Por Manuel Alejandro Escoffié
El 27 de mayo de este año, gracias al sexto capítulo de la serie biográfica sobre Luis Miguel en Netflix, parecía que el pueblo mexicano había encontrado un nuevo ídolo. Y no, no me refiero al intérprete de baladas de los ochentas como “La Incondicional”, sino al sencillo y honesto cadete militar que, de acuerdo con el episodio, lo asesoró para sus acrobacias áreas en el video de la homónima canción y terminó enseñándole al “Sol de México” una valiosa lección de responsabilidad personal; al igual que conquistando a espectadores y tuiteros, llegando incluso a ser proclamado, tanto en serio como en broma, el verdadero “incondicional” de Luis Miguel. Me refiero, desde luego, al Cadete Tello.
Al día siguiente, cuando el país se apresuró a teclear su nombre en Google, la fama se trastocó en abyecta infamia. Resulta que el Cadete Tello nunca había existido. Era un ser humano ficticio creado por José Luis Gutiérrez Arias y Flavia Atencio, escritores de la serie. “¡¿Cómo es posible?!”, maldijo más de uno hacía los cielos. “¡Nos mintieron!”, “Netflix nos ha mentido”, “¡Luis Miguel nos mintió!”.
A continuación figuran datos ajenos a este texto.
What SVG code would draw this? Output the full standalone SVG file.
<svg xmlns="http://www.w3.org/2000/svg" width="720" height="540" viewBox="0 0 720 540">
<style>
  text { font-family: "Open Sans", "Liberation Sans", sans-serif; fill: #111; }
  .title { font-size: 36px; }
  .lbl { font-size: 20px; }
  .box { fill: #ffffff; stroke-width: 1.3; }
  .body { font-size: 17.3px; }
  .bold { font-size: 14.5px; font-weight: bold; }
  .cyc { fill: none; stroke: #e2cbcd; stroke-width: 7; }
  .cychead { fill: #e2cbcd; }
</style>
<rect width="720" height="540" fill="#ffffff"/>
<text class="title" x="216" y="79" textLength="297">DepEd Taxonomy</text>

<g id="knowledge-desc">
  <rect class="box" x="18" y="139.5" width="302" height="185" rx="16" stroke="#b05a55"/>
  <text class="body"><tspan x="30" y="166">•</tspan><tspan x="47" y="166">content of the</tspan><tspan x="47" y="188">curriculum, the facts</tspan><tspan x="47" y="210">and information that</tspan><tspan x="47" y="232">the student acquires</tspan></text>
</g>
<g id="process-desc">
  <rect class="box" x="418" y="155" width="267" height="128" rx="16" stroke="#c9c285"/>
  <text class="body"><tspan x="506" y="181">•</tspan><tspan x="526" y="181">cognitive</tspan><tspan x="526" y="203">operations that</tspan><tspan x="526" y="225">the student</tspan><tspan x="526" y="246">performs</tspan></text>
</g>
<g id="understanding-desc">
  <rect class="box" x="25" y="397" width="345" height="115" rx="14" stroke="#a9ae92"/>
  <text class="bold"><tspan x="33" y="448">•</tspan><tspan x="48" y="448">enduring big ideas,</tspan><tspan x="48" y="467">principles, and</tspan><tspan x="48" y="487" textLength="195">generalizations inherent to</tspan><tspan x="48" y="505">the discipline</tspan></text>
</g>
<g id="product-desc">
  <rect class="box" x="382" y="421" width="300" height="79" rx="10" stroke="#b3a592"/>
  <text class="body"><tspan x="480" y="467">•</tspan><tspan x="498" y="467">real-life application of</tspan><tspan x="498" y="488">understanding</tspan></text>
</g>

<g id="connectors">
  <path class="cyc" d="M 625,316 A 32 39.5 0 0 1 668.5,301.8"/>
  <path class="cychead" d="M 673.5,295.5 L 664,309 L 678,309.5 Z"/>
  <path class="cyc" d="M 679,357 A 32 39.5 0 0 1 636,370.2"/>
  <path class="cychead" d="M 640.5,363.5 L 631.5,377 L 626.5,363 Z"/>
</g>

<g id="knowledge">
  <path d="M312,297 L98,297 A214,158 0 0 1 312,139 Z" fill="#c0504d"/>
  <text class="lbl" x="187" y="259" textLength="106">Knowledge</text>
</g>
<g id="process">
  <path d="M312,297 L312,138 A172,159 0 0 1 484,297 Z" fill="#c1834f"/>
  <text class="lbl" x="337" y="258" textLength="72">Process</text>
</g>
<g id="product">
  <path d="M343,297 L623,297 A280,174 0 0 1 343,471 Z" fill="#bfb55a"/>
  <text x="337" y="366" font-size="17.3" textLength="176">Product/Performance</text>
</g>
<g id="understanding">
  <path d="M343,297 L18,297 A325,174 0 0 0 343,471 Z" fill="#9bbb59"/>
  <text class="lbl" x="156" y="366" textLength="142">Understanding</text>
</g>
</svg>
No puedo recordar el incidente sin una sonrisa en parte condescendiente y en parte orgullosa. Me alegra que se le haya “mentido” así al país. Me alegra que el público se haya indignado. Me alegra porque uno de sus efectos secundarios ha sido poner en evidencia la ignorancia generalizada que tenemos pendiente por enmendar alrededor de una práctica tan común y comprensible como la de la licencia dramática. A falta de una definición oficial, la describo como las alteraciones a los que los guionistas con frecuencia se ven obligados a someter a los datos históricamente registrados del suceso o persona en que basan su ficción, para crear a partir de ellos una narrativa dramáticamente coherente. Es omitir sucesos e incluir otros que jamás tuvieron lugar. Es inventar dialogo para llenar lagunas en la información. Condensar en uno solo a varios personajes con una misma función; o de plano crear a otros con los que el biografiado nunca cruzó camino. Y por supuesto que es, para bien o para mal, manufacturar a un “average joe” a través del cual el espectador pueda llegar a sentirse dramáticamente representado y con el que el Luis Miguel del guion pueda pretender redimirse.
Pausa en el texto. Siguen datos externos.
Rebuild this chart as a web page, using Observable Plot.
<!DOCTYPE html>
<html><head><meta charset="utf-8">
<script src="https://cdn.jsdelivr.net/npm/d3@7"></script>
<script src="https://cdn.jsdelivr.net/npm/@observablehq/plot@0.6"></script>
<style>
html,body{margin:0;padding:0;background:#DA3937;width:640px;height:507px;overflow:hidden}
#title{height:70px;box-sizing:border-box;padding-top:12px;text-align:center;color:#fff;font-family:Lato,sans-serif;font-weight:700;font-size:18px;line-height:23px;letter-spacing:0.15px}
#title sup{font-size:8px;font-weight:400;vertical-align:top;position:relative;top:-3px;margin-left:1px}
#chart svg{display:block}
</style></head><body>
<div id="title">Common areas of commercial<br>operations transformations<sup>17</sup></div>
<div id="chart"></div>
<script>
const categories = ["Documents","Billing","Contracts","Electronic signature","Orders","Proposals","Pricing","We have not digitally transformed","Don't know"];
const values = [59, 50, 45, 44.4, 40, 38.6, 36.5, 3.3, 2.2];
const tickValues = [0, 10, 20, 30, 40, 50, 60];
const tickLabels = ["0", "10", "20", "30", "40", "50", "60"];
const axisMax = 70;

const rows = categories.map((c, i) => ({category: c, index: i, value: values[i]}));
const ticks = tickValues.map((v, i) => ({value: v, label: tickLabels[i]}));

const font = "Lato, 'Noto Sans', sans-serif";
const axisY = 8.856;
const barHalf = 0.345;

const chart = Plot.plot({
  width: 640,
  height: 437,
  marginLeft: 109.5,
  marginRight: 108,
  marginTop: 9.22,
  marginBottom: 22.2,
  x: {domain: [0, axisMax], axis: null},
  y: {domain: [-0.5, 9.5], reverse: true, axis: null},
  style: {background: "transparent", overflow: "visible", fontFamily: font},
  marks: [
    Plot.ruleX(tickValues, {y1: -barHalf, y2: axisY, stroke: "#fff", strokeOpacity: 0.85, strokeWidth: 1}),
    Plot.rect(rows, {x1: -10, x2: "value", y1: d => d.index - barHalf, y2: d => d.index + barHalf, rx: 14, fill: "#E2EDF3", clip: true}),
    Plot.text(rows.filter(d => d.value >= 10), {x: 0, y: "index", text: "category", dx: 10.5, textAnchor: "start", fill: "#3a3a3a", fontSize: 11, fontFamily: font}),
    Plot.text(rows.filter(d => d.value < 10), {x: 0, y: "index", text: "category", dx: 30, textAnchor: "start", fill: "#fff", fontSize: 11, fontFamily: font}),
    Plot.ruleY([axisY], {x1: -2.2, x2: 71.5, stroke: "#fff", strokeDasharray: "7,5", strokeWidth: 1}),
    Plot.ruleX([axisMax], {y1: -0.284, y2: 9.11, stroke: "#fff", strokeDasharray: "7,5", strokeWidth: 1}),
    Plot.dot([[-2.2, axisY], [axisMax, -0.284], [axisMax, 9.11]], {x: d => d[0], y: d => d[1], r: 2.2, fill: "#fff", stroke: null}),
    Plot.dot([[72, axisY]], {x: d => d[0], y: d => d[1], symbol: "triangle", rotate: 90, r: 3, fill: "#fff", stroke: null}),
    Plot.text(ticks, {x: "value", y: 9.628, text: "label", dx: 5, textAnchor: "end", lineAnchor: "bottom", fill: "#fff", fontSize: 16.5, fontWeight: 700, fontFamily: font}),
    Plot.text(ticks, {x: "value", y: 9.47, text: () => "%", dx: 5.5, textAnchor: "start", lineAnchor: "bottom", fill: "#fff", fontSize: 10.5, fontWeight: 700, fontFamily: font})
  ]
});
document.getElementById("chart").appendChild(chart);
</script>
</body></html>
Semanas atrás, un servidor hablaba sobre la renuencia existente a tomar al “bio-pic” y formatos similares lo suficientemente en serio. Parte de ello se debe a lo poco que se acostumbra incluir a la licencia dramática en la conversación pública. O a que, en sus inéditas excepciones, se insiste en pintarla más como un pecado o transgresión al buen gusto que como una necesidad. Si el hecho de que “Luis Miguel: La Serie” y otros derivados de la misma calaña continúen causando esta clase de disgustos constituye el primer paso en el camino correcto a transformar tal dinámica, no me queda más que agradecer y darle la bienvenida a esta nueva era que veo venir. La era del Cadete Tello.